Six primary students in the blue school uniform and shaved heads surround a globe, all looking intently down. They are three hands pointing to Uganda on the globe. No faces can be seen.
During the second month of her stay, Tiffany volunteered at the local Health Center, working on a proposal to upgrade the village’s Health Center to a fully functioning hospital. The Health Center in the village is the oldest health facility in the Southwestern region, with over 70 years under its belt serving the local community. Although this Center serves an entire community, it is constantly low on supplies, vaccines, and government funding. Tiffany and a local team are currently working on gaining support to bring this hospital to fruition. With support from the community and a hospital proposal project on the way, Tiffany and the team hope that the hospital will not only be viable in 5 years, but that it will also attract healthcare workers, surgeons, better ambulance travel, and more. According to Hsu, many of the children there see respiratory infections, malaria, pneumonia, and lack of vaccines as the norm, but Hsu and the team of visionaries are working to change that.

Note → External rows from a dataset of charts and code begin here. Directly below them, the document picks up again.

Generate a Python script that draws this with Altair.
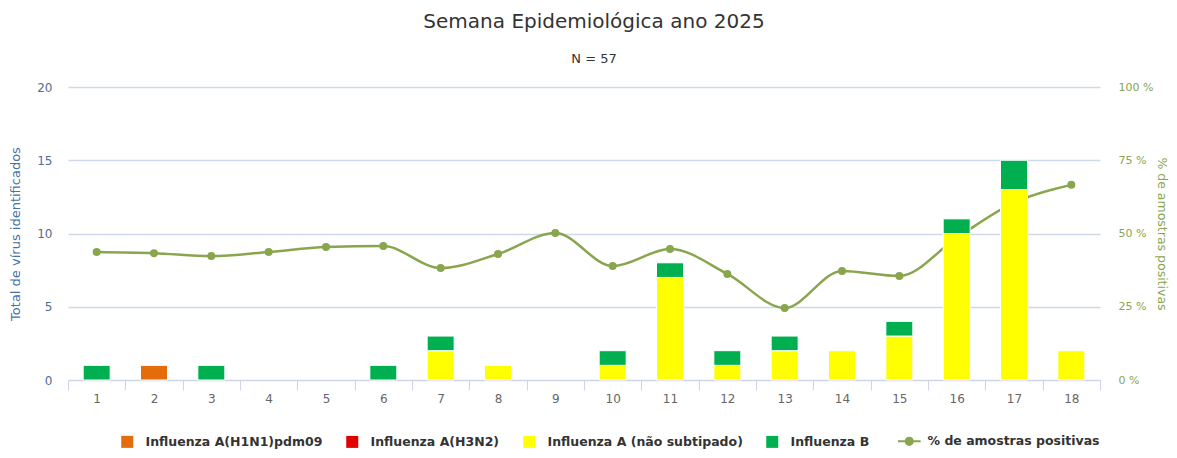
import altair as alt
import pandas as pd

# ---- data ----
weeks = list(range(1, 19))
h1n1 = [0, 1, 0, 0, 0, 0, 0, 0, 0, 0, 0, 0, 0, 0, 0, 0, 0, 0]
h3n2 = [0] * 18
a_nao_sub = [0, 0, 0, 0, 0, 0, 2, 1, 0, 1, 7, 1, 2, 2, 3, 10, 13, 2]
flu_b = [1, 0, 1, 0, 0, 1, 1, 0, 0, 1, 1, 1, 1, 0, 1, 1, 2, 0]
pct_pos = [43.7, 43.3, 42.3, 43.7, 45.4, 45.7, 38.2, 43.0, 50.2, 38.9,
           44.7, 36.2, 24.6, 37.2, 35.5, 48.5, 60.5, 66.6]

series_names = ["Influenza A(H1N1)pdm09", "Influenza A(H3N2)",
                "Influenza A (não subtipado)", "Influenza B"]
line_name = "% de amostras positivas"
colors = ["#E46C0A", "#E00000", "#FFFF00", "#00B050", "#89A54E"]
stack_rank = [2, 3, 0, 1]

rows = []
for name, vals, rk in zip(series_names, [h1n1, h3n2, a_nao_sub, flu_b], stack_rank):
    for w, v in zip(weeks, vals):
        if v > 0:
            rows.append({"semana": w, "serie": name, "valor": v, "ordem": rk})
bars_df = pd.DataFrame(rows)
line_df = pd.DataFrame({"semana": weeks, "pct": pct_pos, "serie": line_name})

FONT = "DejaVu Sans"
OLIVE = "#89A54E"
BLUE = "#4572A7"

line_path = "M-1.9,0L1.9,0M-0.6,0A0.6,0.6,0,1,1,0.6,0A0.6,0.6,0,1,1,-0.6,0Z"
is_line = f"datum.label === '{line_name}'"
legend = alt.Legend(
    orient="none", legendX=53, legendY=348, direction="horizontal", title=None,
    symbolType=alt.ExprRef(expr=f"{is_line} ? '{line_path}' : 'square'"),
    symbolSize=144,
    symbolStrokeWidth=alt.ExprRef(expr=f"{is_line} ? 2 : 0"),
    symbolFillColor=alt.ExprRef(expr="scale('color', datum.value)"),
    symbolStrokeColor=alt.ExprRef(expr="scale('color', datum.value)"),
    symbolOpacity=1,
    labelFont=FONT, labelFontSize=12.5, labelFontWeight="bold", labelColor="#333333",
    labelLimit=400, columnPadding=23, labelOffset=12,
)

color = alt.Color("serie:N",
                  scale=alt.Scale(domain=series_names + [line_name], range=colors),
                  legend=legend)

x = alt.X("semana:O", title=None,
          axis=alt.Axis(labelAngle=0, labelColor="#666666", labelFontSize=12, labelFont=FONT,
                        domainColor="#ccd6eb", tickColor="#ccd6eb", tickSize=10,
                        tickBand="extent", labelPadding=3, grid=False))

bars = alt.Chart(bars_df).mark_bar(size=27, stroke="white", strokeWidth=1).encode(
    x=x,
    y=alt.Y("valor:Q", stack="zero", scale=alt.Scale(domain=[0, 20]),
            axis=alt.Axis(title="Total de vírus identificados", values=[0, 5, 10, 15, 20],
                          grid=True, gridColor="#cfd9e8", gridWidth=1.5, domain=False,
                          ticks=False, labelPadding=16, labelColor="#4d6d9a",
                          labelFontSize=12, labelFont=FONT, titleColor=BLUE,
                          titleFont=FONT, titleFontSize=13, titleFontWeight="normal",
                          titlePadding=14)),
    color=color,
    order=alt.Order("ordem:Q"),
)

y2 = alt.Y("pct:Q", scale=alt.Scale(domain=[0, 100]),
           axis=alt.Axis(orient="right", title="% de amostras positivas",
                         values=[0, 25, 50, 75, 100], labelExpr="datum.value + ' %'",
                         grid=False, domain=False, ticks=False, labelPadding=18,
                         labelColor=OLIVE, labelFontSize=11, labelFont=FONT,
                         titleColor=OLIVE, titleFont=FONT, titleFontSize=12.5,
                         titleFontWeight="normal", titlePadding=2))

line = alt.Chart(line_df).mark_line(interpolate="monotone", strokeWidth=2.5).encode(
    x=x, y=y2, color=color)
points = alt.Chart(line_df).mark_circle(size=64, opacity=1).encode(
    x=x, y=y2, color=color)

chart = alt.layer(alt.layer(line, points), bars).resolve_scale(y="independent").properties(
    width=1032, height=293,
    autosize=alt.AutoSizeParams(type="none"),
    padding={"left": 60, "top": 79, "right": 69, "bottom": 70},
    title=alt.TitleParams("Semana Epidemiológica ano 2025", subtitle="N = 57",
                          anchor="middle", frame="group", dx=10,
                          font=FONT, fontSize=20, fontWeight="normal", color="#333333",
                          subtitleFont=FONT, subtitleFontSize=13, subtitleColor="#333333",
                          subtitlePadding=21, offset=15),
).configure_view(stroke=None)

chart.save("out.html", embed_options={"renderer": "svg", "actions": False})
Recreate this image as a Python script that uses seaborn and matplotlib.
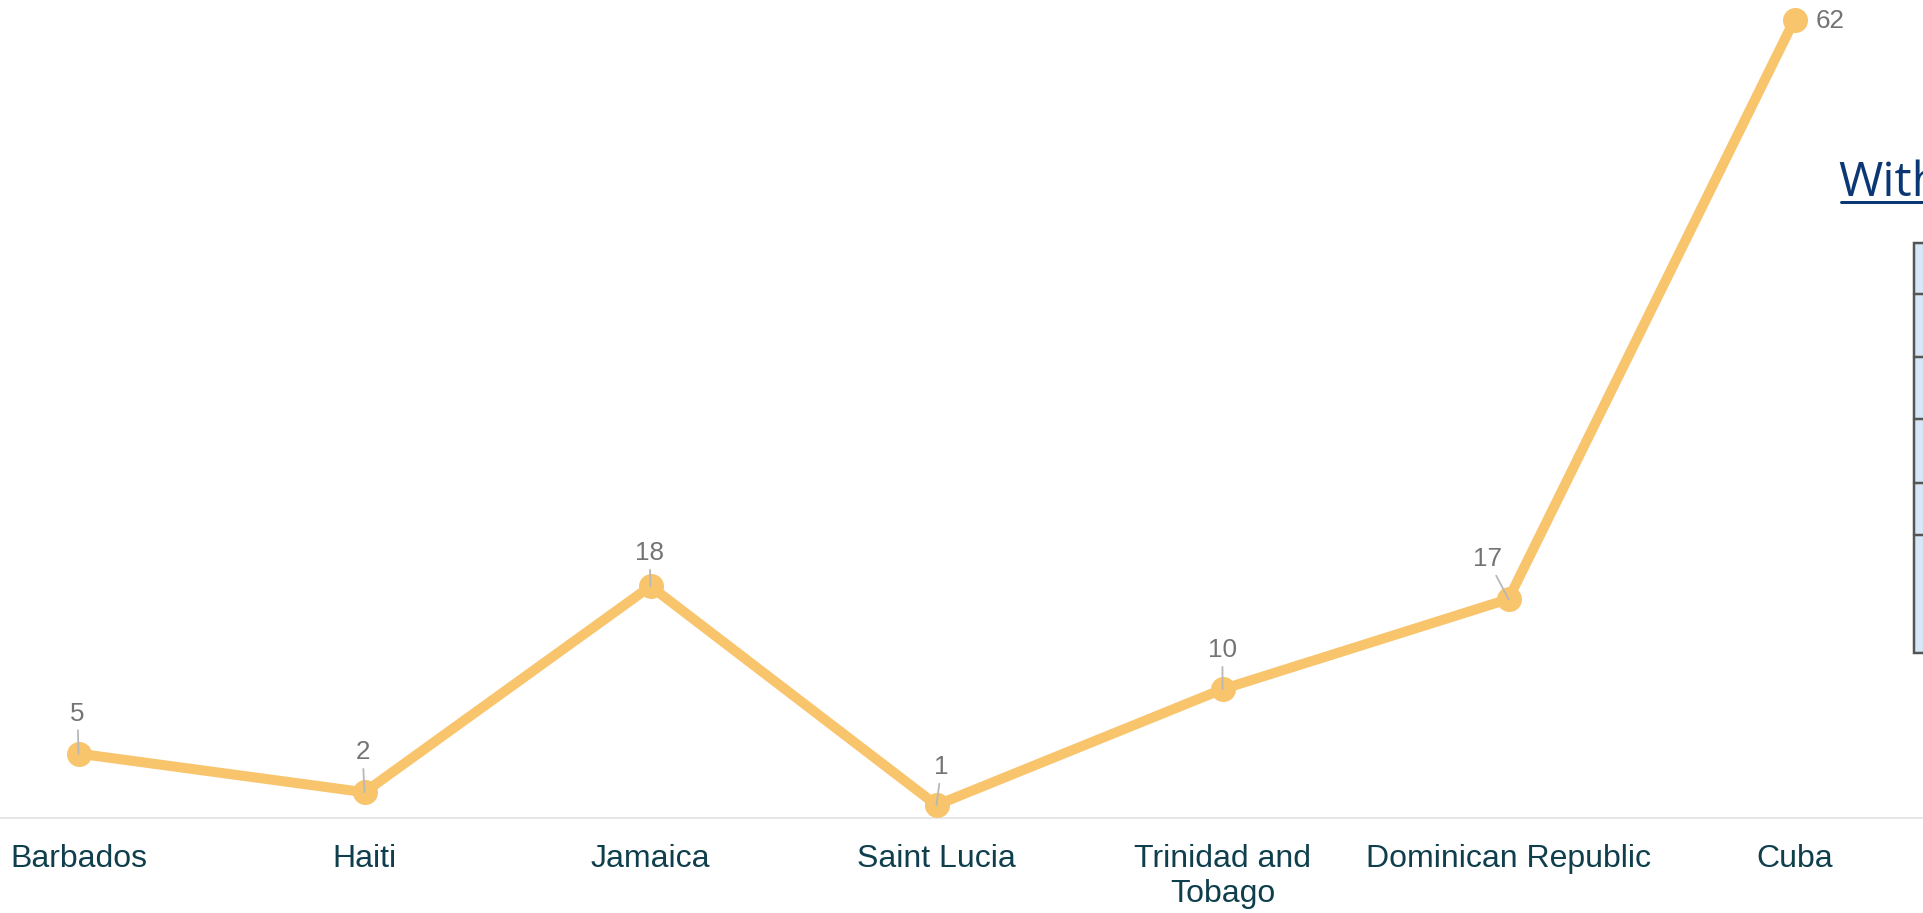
import matplotlib
matplotlib.use("Agg")
import matplotlib.pyplot as plt
from matplotlib.patches import Rectangle
from matplotlib.lines import Line2D
import seaborn as sns
import pandas as pd

# ---- data ----
countries = ["Barbados", "Haiti", "Jamaica", "Saint Lucia",
             "Trinidad and\nTobago", "Dominican Republic", "Cuba"]
values = [5, 2, 18, 1, 10, 17, 62]
value_labels = ["5", "2", "18", "1", "10", "17", "62"]
side_heading = "With"

# label offsets in pixels (dx, dy) relative to the point
label_offsets = [(-1, 40), (-2, 40), (-1, 33), (5, 38), (0, 39), (-21, 40), (36, -1)]
draw_connector = [True, True, True, True, True, True, False]

W, H, DPI = 1923, 913, 100
sns.set_theme(style="white")
plt.rcParams["font.family"] = ["Liberation Sans", "DejaVu Sans"]

fig = plt.figure(figsize=(W / DPI, H / DPI), dpi=DPI)
fig.patch.set_facecolor("white")

base_px = 818  # baseline from top
ax = fig.add_axes([0, (H - base_px) / H, 1, base_px / H])
ax.set_facecolor("none")

df = pd.DataFrame({"x": range(len(countries)), "value": values})
LINE_COLOR = "#f8c46c"
sns.lineplot(data=df, x="x", y="value", ax=ax, color=LINE_COLOR,
             linewidth=10 * 0.72, marker="o", markersize=25 * 0.72,
             markeredgewidth=0, markerfacecolor=LINE_COLOR, sort=False,
             clip_on=False, zorder=3)
for ln in ax.lines:
    ln.set_solid_capstyle("round")
    ln.set_solid_joinstyle("round")

px_per_unit = (base_px - 19.6) / 62
ax.set_ylim(0, base_px / px_per_unit)
cat_px = 286
ax.set_xlim(-78.5 / cat_px, -78.5 / cat_px + W / cat_px)

for s in ["top", "left", "right"]:
    ax.spines[s].set_visible(False)
ax.spines["bottom"].set_color("#e6e6e6")
ax.spines["bottom"].set_linewidth(2 * 0.72)
ax.set_yticks([])
ax.set_xticks(range(len(countries)))
ax.set_xticklabels(countries, fontsize=32 * 0.72, color="#0f3f4c",
                   linespacing=1.22)
ax.tick_params(axis="x", length=0, pad=19)
ax.set_xlabel("")
ax.set_ylabel("")

for i, (v, lab) in enumerate(zip(values, value_labels)):
    dx, dy = label_offsets[i]
    ap = dict(arrowstyle="-", color="#b8b8b8", lw=1.3, shrinkA=1, shrinkB=0) if draw_connector[i] else None
    ax.annotate(lab, xy=(i, v), xytext=(dx, dy), textcoords="offset pixels",
                ha="center", va="center", fontsize=26 * 0.72, color="#747474",
                arrowprops=ap, zorder=5, annotation_clip=False)

# ---- right side page fragment ----
def fx(px):
    return px / W

def fy(py):
    return 1 - py / H

fig.text(fx(1838), fy(196), side_heading, fontsize=48 * 0.72, color="#0b3874",
         family=["Open Sans", "DejaVu Sans"], ha="left", va="baseline")
fig.add_artist(Line2D([fx(1841), fx(1930)], [fy(202), fy(202)],
                      transform=fig.transFigure, color="#0b3874", lw=3 * 0.72))

top, bottom, left = 243, 653, 1914
fig.add_artist(Rectangle((fx(left), fy(bottom)), fx(1940) - fx(left), fy(top) - fy(bottom),
                         transform=fig.transFigure, facecolor="#d6e8f8",
                         edgecolor="#555555", lw=2.5 * 0.72))
for yy in [294, 357, 419, 483, 535]:
    fig.add_artist(Line2D([fx(left), fx(1930)], [fy(yy), fy(yy)],
                          transform=fig.transFigure, color="#555555", lw=2.5 * 0.72))

fig.savefig("out.png", dpi=DPI, facecolor="white")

Kanungu Health Centre IV signpost listing services: general inpatient outpatient care, HIV counseling and testing, HIV/AIDS care and treatment services for both children, adolescents, and adults, TB screening and treatment for both children and adults, prevention of mother to child transmission (PMTCT), maternal and child health (antenatal and postnatal), immunization, general laboratory services, health education, malaria surveillance, integrated family planning services. On bottom: “This signpost was provided by Reproductive Health Uganda with support from USAID.
A look inside the one room general ward. There are mosquito nets rolled up hanging from the ceiling, six beds are shown with thin mattresses and worn blankets, two women are sitting, silhouetted on the left. The open door in the center back is the only source of light.
Besides her projects with the UDI non-profit, Hsu also spent her time in Uganda joining a theater group and learning to play the African xylophone, volunteering at a deaf school with her knowledge of ASL, and making connections that will far outlast her two months of service. Although Tiffany was only able to stay in Uganda for the summer, she knows her service isn’t finished. Now that she is back, she is working with the UDI Child Sponsorship Project to raise money so that many more students can gain an education, food, and clothing for an entire school year. Hsu wants to push the idea that anyone can do good despite their financial backgrounds. She has garnered support from her local Rotary club and her friends to team up and sponsor a child and is currently selling jewelry made from a local artisan in Uganda to raise money for children’s education.
Three different shots of the variety of bracelets Tiffany is selling as a fundraiser for child sponsorships. A multitude of color– the main ones are those of the Ugandan flag: red, black, yellow. Beads are handmade from paper and varnished along with acrylic beads.
Through her stay and experiences in Uganda, Hsu has learned much more about global health and issues affecting different communities. She understands that service projects cannot “fix” everything, but rather, they create partnerships where both parties learn mutually from one another. Besides learning to ride a motor bike through the dirt roads of Kanungu, Hsu says she’s also interested in advocating for people’s stories. She believes that health and education are two basic fundamentals, and that if someone has these two foundations at their disposal, then they have the power to do anything.
The beautiful African sunset, framed with the tropical flora, setting beneath the mountains in the distance.